PROBLEM TO WORK ON
Which lines hold the word "React"? Copy each one.

DATA
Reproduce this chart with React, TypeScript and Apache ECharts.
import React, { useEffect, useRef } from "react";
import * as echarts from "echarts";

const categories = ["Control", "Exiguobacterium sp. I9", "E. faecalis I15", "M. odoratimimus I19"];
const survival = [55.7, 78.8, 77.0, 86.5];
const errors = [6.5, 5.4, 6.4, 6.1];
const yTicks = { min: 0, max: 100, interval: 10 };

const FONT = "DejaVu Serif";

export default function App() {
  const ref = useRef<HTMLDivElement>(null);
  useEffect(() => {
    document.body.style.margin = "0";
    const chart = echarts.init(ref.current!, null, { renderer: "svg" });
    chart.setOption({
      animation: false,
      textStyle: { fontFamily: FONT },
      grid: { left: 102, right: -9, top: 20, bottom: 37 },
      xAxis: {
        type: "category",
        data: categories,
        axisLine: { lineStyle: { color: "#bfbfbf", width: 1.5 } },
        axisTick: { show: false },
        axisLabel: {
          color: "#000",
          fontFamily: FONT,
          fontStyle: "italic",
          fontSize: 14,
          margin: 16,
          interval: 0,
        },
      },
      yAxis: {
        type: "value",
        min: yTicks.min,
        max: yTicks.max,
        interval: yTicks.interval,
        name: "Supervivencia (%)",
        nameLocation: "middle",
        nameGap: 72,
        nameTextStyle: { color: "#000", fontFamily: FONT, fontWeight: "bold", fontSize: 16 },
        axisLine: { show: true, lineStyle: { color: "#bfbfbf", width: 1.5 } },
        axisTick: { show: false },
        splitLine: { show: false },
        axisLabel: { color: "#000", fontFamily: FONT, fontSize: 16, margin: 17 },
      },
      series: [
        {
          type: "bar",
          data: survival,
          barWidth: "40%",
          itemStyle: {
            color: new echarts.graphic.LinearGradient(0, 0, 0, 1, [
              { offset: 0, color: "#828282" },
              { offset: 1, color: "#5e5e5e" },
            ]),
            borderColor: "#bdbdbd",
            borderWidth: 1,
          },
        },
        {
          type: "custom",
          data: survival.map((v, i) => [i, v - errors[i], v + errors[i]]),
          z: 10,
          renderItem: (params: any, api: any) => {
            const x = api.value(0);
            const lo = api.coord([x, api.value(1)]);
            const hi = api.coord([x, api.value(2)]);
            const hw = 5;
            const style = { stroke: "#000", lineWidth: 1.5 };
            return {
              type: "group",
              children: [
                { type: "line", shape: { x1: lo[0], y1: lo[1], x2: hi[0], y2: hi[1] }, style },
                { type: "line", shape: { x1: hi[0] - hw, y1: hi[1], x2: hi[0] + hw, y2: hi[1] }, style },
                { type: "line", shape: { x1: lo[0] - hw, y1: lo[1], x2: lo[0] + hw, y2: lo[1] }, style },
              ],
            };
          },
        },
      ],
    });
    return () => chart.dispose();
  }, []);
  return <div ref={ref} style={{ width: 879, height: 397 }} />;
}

WRITTEN ANSWER
Reproduce this chart with React, TypeScript and Apache ECharts.
import React, { useEffect, useRef } from "react";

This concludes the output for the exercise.